Joodie | General, NaBloPoMo
19 Jul 2010
Creative Every Day - Buddha
Image by Joodie via Flickr

An interesting question from Monday’s NaBloPoMo prompt: Do you use anything to alter your consciousness, like alcohol or drugs? Why, or why not?

I’ve never done any recreational drugs and I don’t drink alcohol. To me it’s really like cheating. It’s unfair to people who do things the hard way, push through the fear (or whatever is holding them back). It’s a basic rule of mine to try and do the work, not take the shortcut. However I will say that I am prescribed a few mood medications, and I don’t really enjoy taking them. Some people take benzodiazepines recreationally, but I just take one at night to help me relax. It’s fairly ineffective and doesn’t do much for me, but without it I’m a hyperactive nutcase some nights, so I err on the side of caution and just take it. Do I wish I could “do the work” and avoid the medication? Absolutely. But night time has been (no pun intended) a nightmare for me since I was a child. I’ve had insomnia since I was young. My only trouble with sleep is the first part, getting to sleep. Once I’m gone, I’m gone and beware if you wake me before I’m ready. It’s a nasty case of insomnia. More severe than some people I know. If anyone out there has it, it’s the kind that makes it really hard not to call people up at 2am (who are deservedly asleep) and scream in their ears about how unfair the situation is and how you kind of hate them because they are so randomly lucky.

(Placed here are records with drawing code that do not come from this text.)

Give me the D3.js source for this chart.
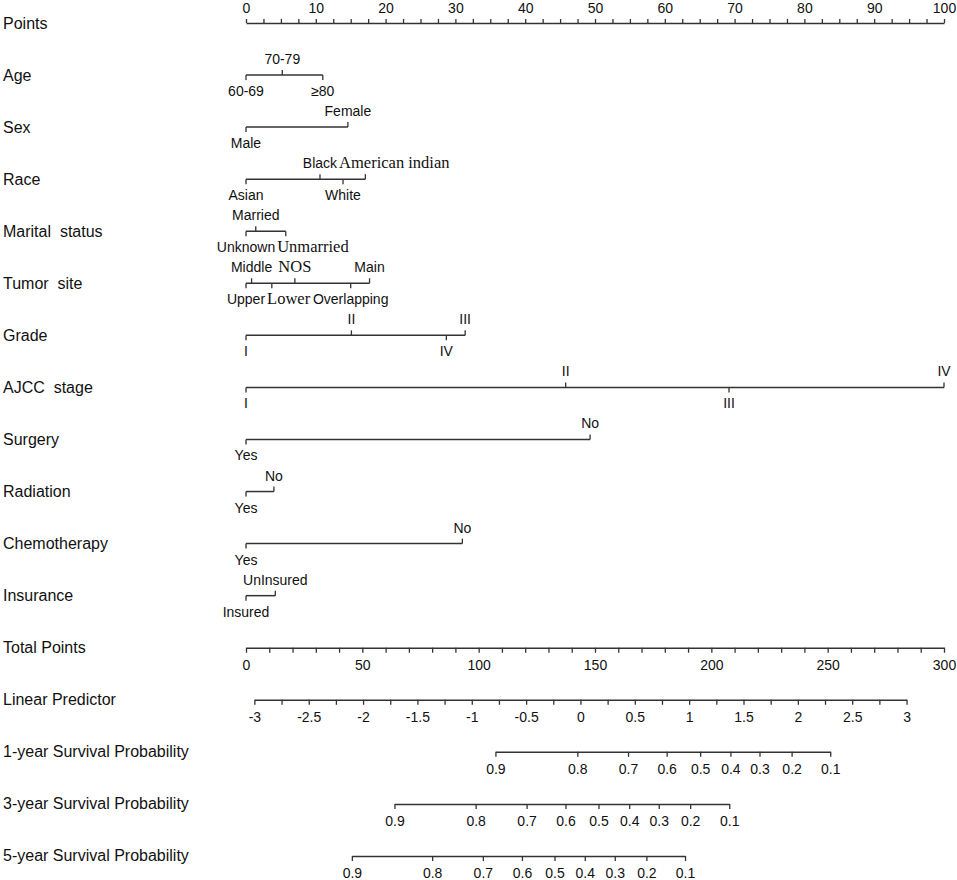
<!DOCTYPE html>
<html>
<head>
<meta charset="utf-8">
<script src="https://cdn.jsdelivr.net/npm/d3@7"></script>
<style>
  html, body { margin: 0; padding: 0; background: #fff; }
  svg text { white-space: pre; }
</style>
</head>
<body>
<svg id="chart" width="957" height="880"></svg>
<script>
// ---------------- data ----------------
const rowLabels = ["Points", "Age", "Sex", "Race", "Marital  status", "Tumor  site", "Grade",
  "AJCC  stage", "Surgery", "Radiation", "Chemotherapy", "Insurance", "Total Points",
  "Linear Predictor", "1-year Survival Probability", "3-year Survival Probability",
  "5-year Survival Probability"];

const pointsTickLabels = [0, 10, 20, 30, 40, 50, 60, 70, 80, 90, 100];

const ageLevels = ["60-69", "70-79", "≥80"];
const agePoints = [0, 5.2, 11.0];
const sexLevels = ["Male", "Female"];
const sexPoints = [0, 14.6];
const raceLevels = ["Asian", "Black", "White", "American indian"];
const racePoints = [0, 10.6, 13.9, 17.1];
const maritalLevels = ["Unknown", "Married", "Unmarried"];
const maritalPoints = [0, 1.4, 5.7];
const siteLevels = ["Upper", "Middle", "Lower", "NOS", "Overlapping", "Main"];
const sitePoints = [0, 0.8, 3.7, 7.0, 15.0, 17.7];
const gradeLevels = ["I", "II", "IV", "III"];
const gradePoints = [0, 15.1, 28.7, 31.4];
const stageLevels = ["I", "II", "III", "IV"];
const stagePoints = [0, 45.8, 69.2, 100];
const surgeryLevels = ["Yes", "No"];
const surgeryPoints = [0, 49.3];
const radiationLevels = ["Yes", "No"];
const radiationPoints = [0, 4.0];
const chemoLevels = ["Yes", "No"];
const chemoPoints = [0, 31.0];
const insuranceLevels = ["Insured", "UnInsured"];
const insurancePoints = [0, 4.2];

const serifLabels = ["American indian", "Unmarried", "NOS", "Lower"];

const totalPointsTickLabels = [0, 50, 100, 150, 200, 250, 300];

const lpTickLabels = [-3, -2.5, -2, -1.5, -1, -0.5, 0, 0.5, 1, 1.5, 2, 2.5, 3];
const lpTotalPoints = [3.6, 283.9];   // total points at LP = -3 and LP = 3

const survTicks = [0.9, 0.8, 0.7, 0.6, 0.5, 0.4, 0.3, 0.2, 0.1];
const surv1TotalPoints = [107.2, 142.4, 164.2, 180.8, 195.2, 208.2, 220.7, 234.5, 251.1];
const surv3TotalPoints = [63.8, 98.7, 120.6, 137.3, 151.5, 164.7, 177.4, 190.9, 207.7];
const surv5TotalPoints = [45.5, 80.0, 101.8, 118.6, 132.6, 145.6, 158.5, 172.1, 188.7];

// ---------------- layout ----------------
const svg = d3.select("#chart");
const X0 = 246, X1 = 944;
const rowY = i => 23 + 52.06 * i;
const LINE = "#333";
const SANS = "'Liberation Sans', Arial, sans-serif";
const SERIF = "'Liberation Serif', 'Times New Roman', serif";
const tickFont = 14;

const xPts = d3.scaleLinear().domain([0, 100]).range([X0, X1]);
const xTot = d3.scaleLinear().domain([0, 300]).range([X0, X1]);

// row labels
svg.append("g").selectAll("text").data(rowLabels).join("text")
  .attr("x", 3).attr("y", (d, i) => rowY(i) + 5.5)
  .attr("font-family", SANS).attr("font-size", 16).attr("fill", "#111")
  .text(d => d);

function styleAxis(g) {
  g.select(".domain").attr("stroke", LINE).attr("stroke-width", 1.5);
  g.selectAll(".tick line").attr("stroke", LINE).attr("stroke-width", 1.3);
  g.selectAll(".tick text").attr("font-family", SANS).attr("font-size", tickFont).attr("fill", "#111");
}

// Points axis
const ptsMinor = d3.range(0, 100.001, 2.5);
svg.append("g").attr("transform", `translate(0,${rowY(0)})`)
  .call(d3.axisTop(xPts).tickValues(ptsMinor).tickSize(4).tickSizeOuter(0).tickPadding(6)
    .tickFormat(d => pointsTickLabels.includes(d) ? String(d) : ""))
  .call(styleAxis);

// variable rows
const vars = [
  [ageLevels, agePoints], [sexLevels, sexPoints], [raceLevels, racePoints],
  [maritalLevels, maritalPoints], [siteLevels, sitePoints], [gradeLevels, gradePoints],
  [stageLevels, stagePoints], [surgeryLevels, surgeryPoints], [radiationLevels, radiationPoints],
  [chemoLevels, chemoPoints], [insuranceLevels, insurancePoints]
];

vars.forEach(([levels, pts], vi) => {
  const y = rowY(vi + 1);
  const items = levels.map((l, k) => ({ label: l, p: pts[k] }))
    .sort((a, b) => a.p - b.p)
    .map((d, k) => ({ ...d, up: k % 2 === 1 }));
  const g = svg.append("g");
  g.append("line")
    .attr("x1", xPts(d3.min(pts))).attr("x2", xPts(d3.max(pts)))
    .attr("y1", y).attr("y2", y)
    .attr("stroke", LINE).attr("stroke-width", 1.5);
  g.selectAll("line.t").data(items).join("line").attr("class", "t")
    .attr("x1", d => xPts(d.p)).attr("x2", d => xPts(d.p))
    .attr("y1", y).attr("y2", d => d.up ? y - 5 : y + 5)
    .attr("stroke", LINE).attr("stroke-width", 1.3);
  const texts = g.selectAll("text").data(items).join("text")
    .attr("x", d => xPts(d.p))
    .attr("y", d => d.up ? y - 11 : y + 21)
    .attr("text-anchor", "middle")
    .attr("font-family", d => serifLabels.includes(d.label) ? SERIF : SANS)
    .attr("font-size", d => serifLabels.includes(d.label) ? 16.5 : tickFont)
    .attr("fill", "#111")
    .text(d => d.label);
  // avoid overlaps: push a label right when it collides with the previous one on the same side
  const lastRight = { true: -Infinity, false: -Infinity };
  texts.each(function (d) {
    const w = this.getComputedTextLength();
    let left = xPts(d.p) - w / 2;
    if (left < lastRight[d.up] + 2) {
      left = lastRight[d.up] + 2;
      d3.select(this).attr("text-anchor", "start").attr("x", left);
    }
    lastRight[d.up] = left + w;
  });
});

// Total Points axis
svg.append("g").attr("transform", `translate(0,${rowY(12)})`)
  .call(d3.axisBottom(xTot).tickValues(d3.range(0, 300.001, 10)).tickSize(5).tickSizeOuter(0).tickPadding(7)
    .tickFormat(d => totalPointsTickLabels.includes(d) ? String(d) : ""))
  .call(styleAxis);

// Linear predictor axis
const xLp = d3.scaleLinear().domain([-3, 3]).range(lpTotalPoints.map(xTot));
svg.append("g").attr("transform", `translate(0,${rowY(13)})`)
  .call(d3.axisBottom(xLp).tickValues(d3.range(-3, 3.001, 0.25)).tickSize(5).tickSizeOuter(0).tickPadding(7)
    .tickFormat(d => lpTickLabels.some(v => Math.abs(v - d) < 1e-9) ? String(Math.round(d * 10) / 10) : ""))
  .call(styleAxis);

// Survival axes
[surv1TotalPoints, surv3TotalPoints, surv5TotalPoints].forEach((tp, k) => {
  const s = d3.scaleLinear().domain(survTicks).range(tp.map(xTot));
  svg.append("g").attr("transform", `translate(0,${rowY(14 + k)})`)
    .call(d3.axisBottom(s).tickValues(survTicks).tickSize(5).tickSizeOuter(0).tickPadding(7)
      .tickFormat(d => String(d)))
    .call(styleAxis);
});
</script>
</body>
</html>
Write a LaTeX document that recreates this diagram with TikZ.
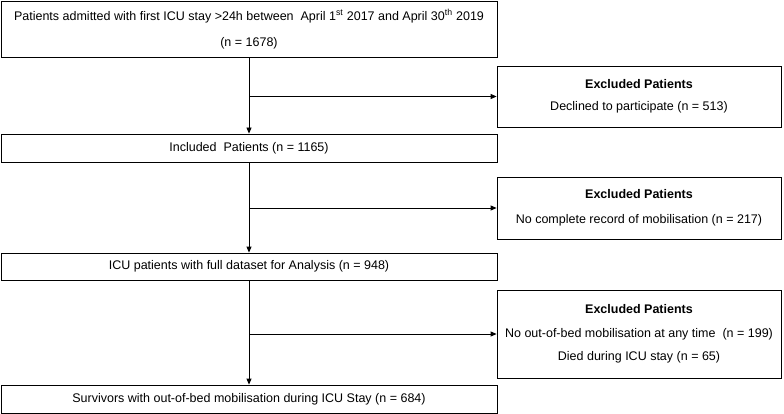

I don’t know why some people have insomnia and others don’t… but for me it’s my number one bone to pick with my genetics. I really wish I didn’t have it. And if there was some underground disability trade-in center I’d totally opt for ADD or dyslexia over this. (Note: Not saying these aren’t struggles, cause they are! It’s simply something I feel would disrupt my entire life a lot less and be more manageable.) Everyone has their shortcomings. And unfortunately I’ve been on many sleep medications and none of them have helped me long term. The side effects usually get in the way of their effectiveness, or they are simply not effective to begin with. I take Melatonin every night simply to satisfy my doctors. Plus, you feel very desperate most nights and would do pretty much anything to avoid night after night of complete exacerbation with the issue. To be honest, I could rant endlessly about how unfair insomnia is… and to be fair I have depression and anxiety as well. I know how it feels to have things out of your control hold you back. But being 100% honest, my depression/anxiety/panic/health issues all combined do not bother me as much as my insomnia.

It does not help that I’m writing this blog post at 1AM with tons of useless medications in my system. Is there anything that aggravates you no matter how hard you try to deal with it?

An important reminder I should note: I am currently trying to deal holistically (as in healing my whole being) with any “condition” I may have or even just minor issues that may ail me. And I really do believe we have the power to heal ourselves. I do not believe we need drugs to enjoy life or to have a good time. But at the same time, I do realize that some things are simply chronic and genetic and overwhelming. I’m trying to find the nice place of balance between the two types of coping for things like this, but I do really try first and foremost to look inwards for the healing and change I may need. Insomnia is simply my ‘one thing’ I can’t seem to come to terms with. Other issues, like anxiety, I have had much success with doing the hard work/the inner work and not taking any shortcuts, so I urge you to always try the same route at first. Shortcuts help no one and solve nothing in the long term.